Alliant Energy to retire Lansing coal plant, plans to expand solar power

Burlington facility transitions from coal to natural gas

solar panels
solar panels

Alliant Energy plans to close its coal plant in Lansing by 2022 and transition its Burlington plant from coal to natural gas by 2021 as part of the utility’s effort to transition to more renewable energy, the company announced Thursday.

The Allamakee County plant, located along the Mississippi River near the Iowa-Minnesota border, has about 26 employees.

Terry Kouba, president of Alliant’s Iowa energy company Interstate Power and Light, said the utility will “really work hard to take care of each and every one of those employees.”

“They’ll have opportunities across the entire company,” Kouba said.

Almost half of the employees either are already eligible for retirement or will be soon, Kouba said.

The decision to shut down the Lansing facility, which has been in operation for more than seven decades, comes at a financially advantageous time.

“We’re also avoiding significant investments at Lansing that would be required to comply with existing environmental regulations,” Kouba told The Gazette.

Alliant can turn its Burlington facility to relying on natural gas with “very little expense,” Kouba said, while Alliant officials “continue to evaluate” the facility’s long-term future.

Alliant also will add up to 400 megawatts of solar energy by 2023.

It has existing solar facilities in Dubuque, Cedar Rapids and Marshalltown.

Kouba said the company still is evaluating possible locations in Iowa for the new solar development.

The expansion of solar is coupled with an addition of up to 100 megawatts of battery storage.

“When batteries and solar work together, it’s quite the cost-effective alternative that meets our customers’ energy needs while also creating a connected energy network,” Kouba said.

“We think (battery storage) is going to be a big piece of our future.”


The utility, based in Cedar Rapids and Madison, Wis., has almost 13,000 megawatts of wind energy facilities in the state.

After these changes, Kouba said about half of Alliant’s energy production in the state will be from renewable resources.

The Sierra Club, the national environmental advocacy organization, lauded Alliant’s decision.

“Alliant’s decision to retire the Lansing coal plant and to invest in significant solar resources is another example of our present energy reality — coal can no longer compete with clean energy,” Sierra Club said in a statement.

“While this decision may be driven by economics, the results have a positive impact on pollution reduction and the company’s contribution to climate change.”

The Lansing and Burlington changes move Alliant “much closer” toward its goal of zero coal usage by 2040.
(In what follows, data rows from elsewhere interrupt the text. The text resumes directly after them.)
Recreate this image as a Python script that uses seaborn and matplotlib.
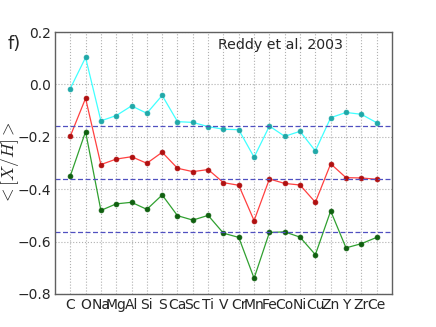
import numpy as np
import pandas as pd
import matplotlib
matplotlib.use("Agg")
import matplotlib.pyplot as plt
import seaborn as sns

# elements along the x axis
elementos = ["C", "O", "Na", "Mg", "Al", "Si", "S", "Ca", "Sc", "Ti", "V",
             "Cr", "Mn", "Fe", "Co", "Ni", "Cu", "Zn", "Y", "Zr", "Ce"]

# <[X/H]> per series
serie_cyan = [-0.016, 0.103, -0.139, -0.119, -0.082, -0.110, -0.042, -0.142, -0.145, -0.161, -0.171,
              -0.173, -0.278, -0.159, -0.198, -0.179, -0.254, -0.127, -0.107, -0.114, -0.146]
serie_roja = [-0.198, -0.053, -0.306, -0.285, -0.276, -0.301, -0.259, -0.320, -0.333, -0.325, -0.375,
              -0.385, -0.520, -0.361, -0.378, -0.384, -0.450, -0.303, -0.356, -0.357, -0.362]
serie_verde = [-0.350, -0.180, -0.481, -0.456, -0.450, -0.477, -0.422, -0.501, -0.518, -0.500, -0.568,
               -0.584, -0.740, -0.565, -0.563, -0.583, -0.650, -0.483, -0.624, -0.608, -0.584]

# mean levels (dashed lines)
medias = [-0.159, -0.362, -0.565]

sns.set_style("white")
plt.rcParams["mathtext.fontset"] = "cm"
plt.rcParams["font.family"] = ["DejaVu Sans"]

fig = plt.figure(figsize=(4.36, 3.27), dpi=100)
ax = fig.add_axes([0.126, 0.101, 0.773, 0.801])

pos = np.arange(1, len(elementos) + 1)
series = [
    (serie_cyan, "#40ffff", "#20a8a8"),
    (serie_roja, "#ff4040", "#b01010"),
    (serie_verde, "#30a030", "#106010"),
]
for vals, col_linea, col_borde in series:
    df = pd.DataFrame({"x": pos, "y": vals})
    sns.lineplot(data=df, x="x", y="y", ax=ax, color=col_linea, lw=0.9,
                 marker="o", markersize=3.5, markerfacecolor=col_borde,
                 markeredgecolor=col_borde, markeredgewidth=0.5)

for m in medias:
    ax.axhline(m, color="#5050c0", ls="--", lw=0.9, dashes=(4, 2))

ax.set_xlim(0, 22)
ax.set_ylim(-0.8, 0.2)
ax.set_xticks(pos)
ax.set_xticklabels(elementos, fontsize=10)
ax.set_yticks([-0.8, -0.6, -0.4, -0.2, 0.0, 0.2])
ax.set_yticklabels(["\u22120.8", "\u22120.6", "\u22120.4", "\u22120.2", "0.0", "0.2"], fontsize=10)
ax.tick_params(length=0, pad=3)
ax.grid(True, color="#b0b0b0", ls=":", lw=0.8)
ax.set_xlabel("")
ax.set_ylabel(r"$<[X/H]>$", fontsize=12.5)
ax.yaxis.set_label_coords(-0.100, 0.5)
for s in ax.spines.values():
    s.set_color("#606060")
    s.set_linewidth(1.0)

ax.text(0.484, 0.935, "Reddy et al. 2003", transform=ax.transAxes,
        ha="left", va="baseline", fontsize=10.2)
fig.text(0.018, 0.85, "f)", fontsize=13)

fig.savefig("out.png", dpi=100)
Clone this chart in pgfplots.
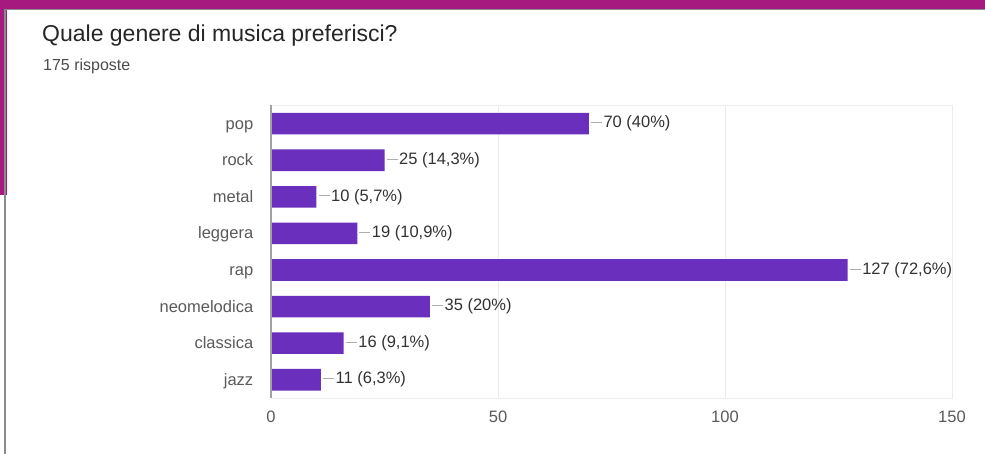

Thursday’s announcement leaves Prairie Creek Generating Station in Cedar Rapids as the only coal unit Alliant fully owns in Iowa. Alliant and MidAmerican Energy co-own a coal plant in Ottumwa.

Prairie Creek likely will switch to natural gas by the end of 2025, Kouba said, while Alliant and MidAmerican determine the Ottumwa plant’s future.

Kouba said Alliant’s customers — varying from large, global companies to residential customers — want more renewable power.

It’s also cheaper.


Alliant expects the actions taken as part of its Clean Energy Blueprint for Iowa program will save customers $300 million over the next 35 years.

“In the long term, it’s in the best interests of the customers,” Kouba said.

“Not only from an environmental perspective, but also from an affordability perspective.”